In a negligence action to recover damages for personal injuries, etc., the plaintiffs appeal, as limited by their brief, from so much of an order of the Supreme Court, Nassau County (Winick, J.), dated May 5, 1989, as granted that branch of the motion of the defendants Sal Trígona and Pamela Trígona which was for summary judgment dismissing the complaint insofar as it is asserted against them.
*549Ordered that the order is affirmed, insofar as appealed from, with costs to the respondents Trígonas.
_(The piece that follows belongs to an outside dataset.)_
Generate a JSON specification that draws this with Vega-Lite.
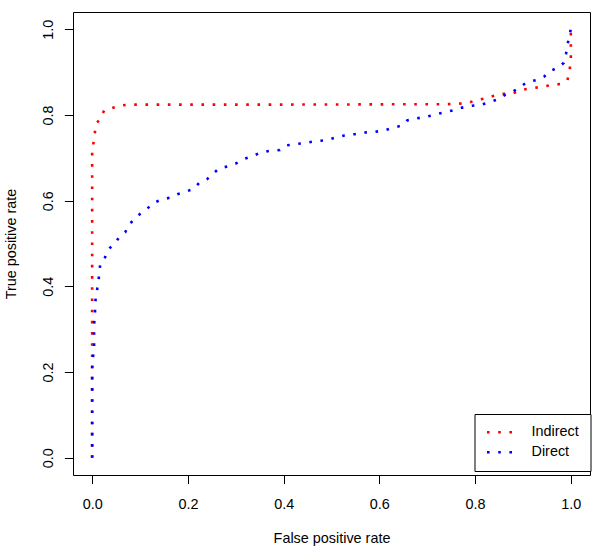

The plaintiff Christopher Butler, then 11 years old, was injured when he dove off a swimming pool slide into the shallow end of the pool. The pool was located on residential property owned by the defendant Sal Trígona. However, the complaint erroneously alleges that the defendant Pamela Trígona was a co-owner of the property. Sal Trígona leased the property to the defendants John Passaro and Susan Passaro. The lease provided that the Passaros were "responsible for upkeep of pool and motor”. The plaintiffs seek damages as a result, among other things, of the defective design of the pool and slide. The Supreme Court granted summary judgment in favor of the Trígonas and we now affirm.
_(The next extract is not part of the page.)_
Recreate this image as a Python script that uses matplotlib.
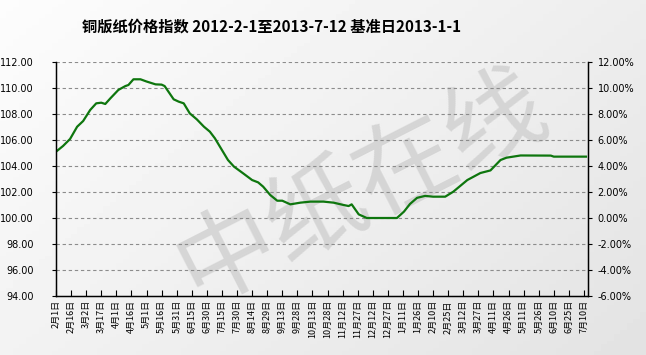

"It is well settled that an owner-lessor 'is not liable in negligence for conditions upon the land after the transfer of possession and control’ * * * This rule extends to structural defects in existence when the lessee takes possession” (Mancini v Cappiello Realty Corp., 144 AD2d 154, 155, quoting from Bellen v Lomanto, 125 AD2d 905). An owner may be liable, however, for injuries caused by defective or dangerous conditions upon the leased premises if the owner has retained control over the premises (see, Hecht v Vanderbilt Assocs., 141 AD2d 696, 699). Because the maintenance of the pool was the sole responsibility of the Passaros, the Trígonas cannot be held liable to the plaintiffs. Thompson, J. P., Brown, Kunzeman and Rosenblatt, JJ., concur.